Dislocation climb is an important high temperature process in metals plasticity, responsible for the phenomena such as creep, swelling, or hardening. Climb is defined by the ability of dislocations to leave their original glide plane by interacting with point defects. As such, dislocation climb is controlled by point defect diffusion/absorption/emission, all of which involve thermal activation. The existing thermodynamically consistent models for climb are generally formulated in a continuum framework, through the definition of effective defect fluxes and climb propensities in response to thermodynamic driving forces. However, the point-wise discrete nature of vacancies (and/or self-interstitials) confers a highly discrete nature to the climb dynamics, which is also strongly affected by elastic forces. The combination of discreteness, thermal activation, and elasticity makes this process too challenging for direct atomistic methods such as molecular dynamics. Here we develop a kinetic Monte Carlo model that captures vacancy generation and transport kinetics acting in conjuction with the evolving elastic fields provided by discrete dislocation dynamics simulations. The two models are coupled via the applied stresses and stress gradients generated by dislocation structures at vacancy locations.
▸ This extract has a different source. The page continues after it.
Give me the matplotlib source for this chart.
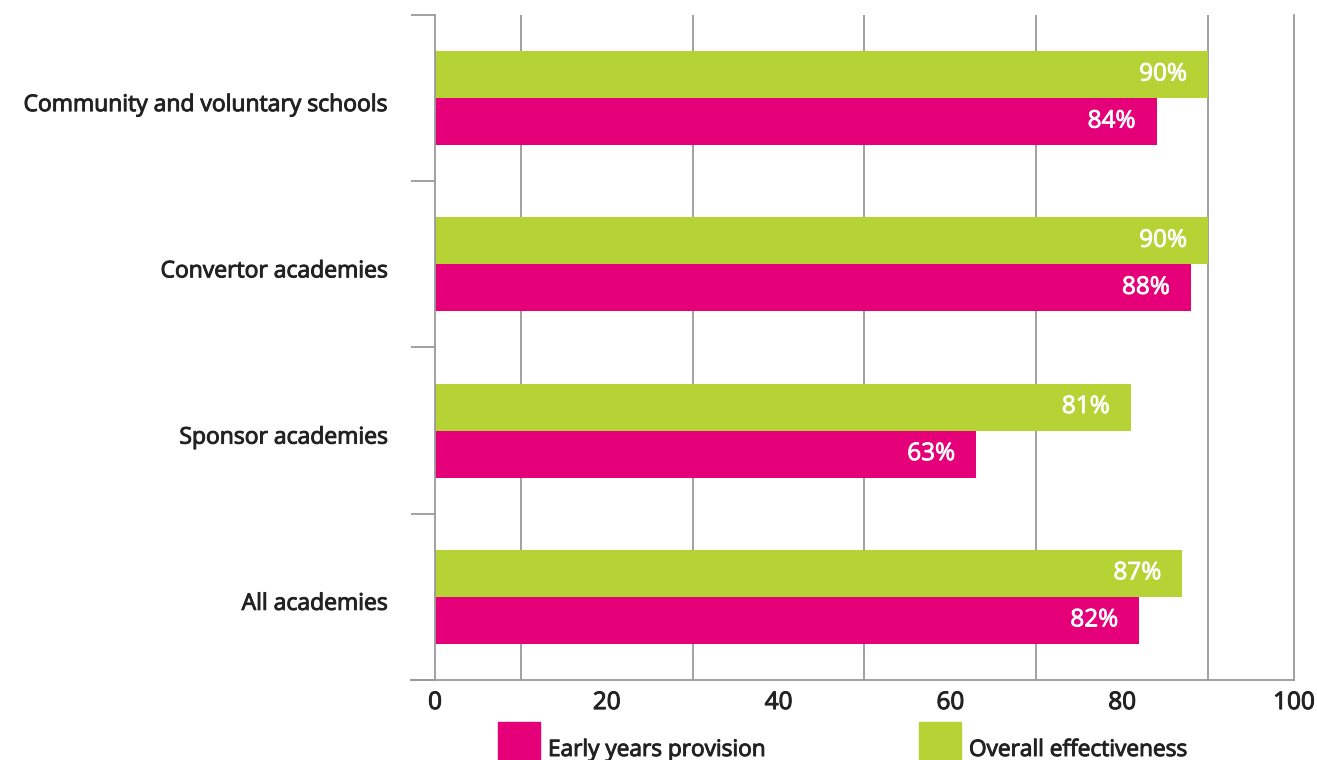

Our simulations reveal two surprising results. First that climb is dominated by vacancy emission even when the background vacancy concentration is much higher than the equilibrium one. And, second, that climb velocities might be much faster than otherwise believed when one uses the classical theories of climb. These effects are due to the locality of vacancy-dislocation processes, which are not captured in classical treatments that assume smooth vacancy fluxes and homogeneous concentrations. We apply the method to study elementary climb processes in body-centered cubic iron and furnish climb mobility functions to be used in parametric dislocation dynamics and/or crystal plasticity simulations. We apply the technique to study non-conservative plastic bypass of spherical precipitates by edge dislocations and point out the differences between our discrete approach and existing continuum formulations.